Wiceminister spraw zagranicznych Arkadiusz Mularczyk powiedział podczas konferencji prasowej, że w sprawie reparacji wojennych mamy do czynienia z absolutną dyskryminacją naszego kraju, ponieważ wielkie straty materialne i ludzkie nigdy nie zostały naprawione.
Arkadiusz Mularczyk podkreślił, że dotychczas słyszymy ze strony niemieckich władz bardzo kłamliwą narrację, z którą polska strona nie może się zgodzić. "Że Niemcy zostały wyzwolone od nazistów przez aliantów, taką narrację propagowała zarówno kanclerz Angela Merkel, jak również niedawno Olaf Scholz. Co oznacza, że Niemcy uważają, że nie zostały pokonane podczas wojny, ale że zostały wyzwolone. My nie możemy się na taką perspektywę zgodzić dlatego, że ona głęboko uderza w nasze poczucie sprawiedliwości, prawdy historycznej i będziemy o tych kwestiach głośno mówić" - wyjaśnił wiceminister.

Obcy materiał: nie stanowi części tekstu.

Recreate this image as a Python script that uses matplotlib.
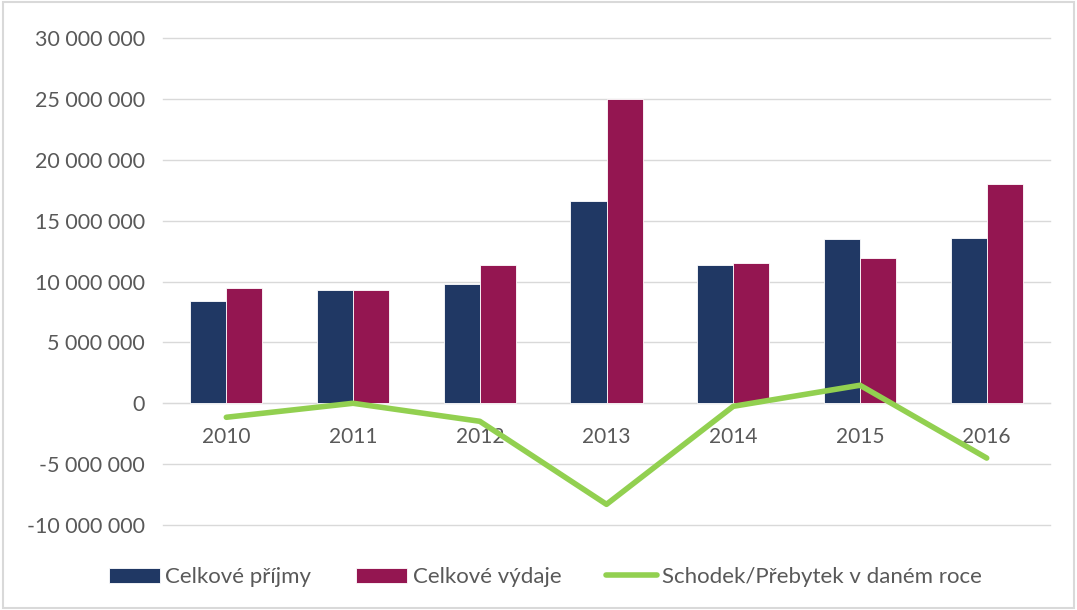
import matplotlib

matplotlib.use("Agg")

import matplotlib.pyplot as plt
import numpy as np
from matplotlib.ticker import FuncFormatter, MultipleLocator

YEARS = ["2010", "2011", "2012", "2013", "2014", "2015", "2016"]
REVENUE = [8380000, 9300000, 9800000, 16600000, 11340000, 13480000, 13560000]
EXPENSES = [9450000, 9300000, 11340000, 24980000, 11520000, 11920000, 18000000]
BALANCE = [-1150000, 0, -1480000, -8300000, -250000, 1480000, -4500000]

NAVY = "#203864"
CRIMSON = "#941651"
GREEN = "#92D050"
TEXT = "#595959"
GRID = "#D9D9D9"

plt.rcParams["font.family"] = ["Lato", "DejaVu Sans"]


def fmt(v, _):
    return f"{int(v):,}".replace(",", " ")


fig = plt.figure(figsize=(10.77, 6.10), dpi=100)
ax = fig.add_axes([0.1513, 0.1393, 0.8237, 0.7984])

x = np.arange(len(YEARS))
w = 0.285
bars_rev = ax.bar(x - w / 2, REVENUE, w, color=NAVY, edgecolor="white",
                  linewidth=0.6, label="Celkové příjmy", zorder=2)
bars_exp = ax.bar(x + w / 2, EXPENSES, w, color=CRIMSON, edgecolor="white",
                  linewidth=0.6, label="Celkové výdaje", zorder=2)
line, = ax.plot(x, BALANCE, color=GREEN, linewidth=4, solid_capstyle="round",
                label="Schodek/Přebytek v daném roce", zorder=3)

ax.set_xlim(-0.5, len(YEARS) - 0.5)
ax.set_ylim(-10000000, 30000000)
ax.yaxis.set_major_locator(MultipleLocator(5000000))
ax.yaxis.set_major_formatter(FuncFormatter(fmt))
ax.grid(axis="y", color=GRID, linewidth=1, zorder=0)
ax.set_axisbelow(True)
for gl in ax.yaxis.get_gridlines():
    gl.set_clip_on(False)

for side in ["top", "right", "left"]:
    ax.spines[side].set_visible(False)
ax.spines["bottom"].set_position(("data", 0))
ax.spines["bottom"].set_color(GRID)
ax.spines["bottom"].set_zorder(1)

ax.set_xticks(x)
ax.set_xticklabels(YEARS)
ax.tick_params(axis="x", length=0, pad=17, labelsize=15, labelcolor=TEXT)
ax.tick_params(axis="y", length=0, pad=13, labelsize=15.5, labelcolor=TEXT)

fig.legend([bars_rev, bars_exp, line],
           ["Celkové příjmy", "Celkové výdaje", "Schodek/Přebytek v daném roce"],
           loc="center", bbox_to_anchor=(0.5065, 0.054), ncol=3,
           frameon=False, fontsize=16, labelcolor=TEXT, handlelength=2.3,
           handleheight=0.65, handletextpad=0.25, columnspacing=2.0)

fig.patches.append(plt.Rectangle((0.003, 0.003), 0.994, 0.994, transform=fig.transFigure,
                                 fill=False, edgecolor=GRID, linewidth=1.5))

fig.savefig("out.png", dpi=100)
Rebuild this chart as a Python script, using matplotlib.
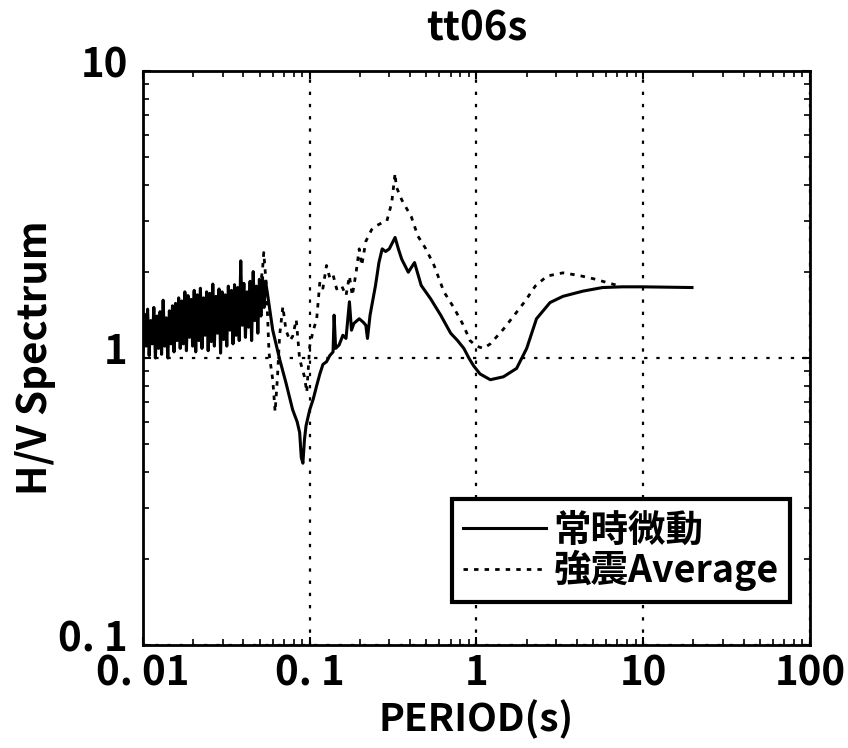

Poniedziałkowa wizyta jest trzecią z kolei, którą w sprawie reparacji wojennych złoży wiceminister Arkadiusz Mularczyk w Berlinie. "Zakładam, że jest po stronie niemieckiej wola współpracy, wsłuchania się w argumenty. Myślę, że warto podziękować panu posłowi Dietmarowi Nietanowi z partii SPD, który był inicjatorem po stronie niemieckiej. Pan poseł niedawno udzielił wywiadu jednej z niemieckich gazet, w którym stwierdził, że Niemcy powinny pochylić się nad kwestią reparacji wojennych oraz restytucji mienia skradzionego podczas wojny z Polski, więc to należy traktować jako dobry sygnał" - mówił Arkadiusz Mularczyk.
Wiceminister spraw zagranicznych zauważył, że inicjatorem walki o reparacje wojenne jest prezes Prawa i Sprawiedliwości Jarosław Kaczyński. Polska - jak zaznaczył wiceszef resortu dyplomacji - wciąż odbudowuje się po wojnie, czego najbardziej wymownym przykładem jest Warszawa i zniszczony Pałac Saski.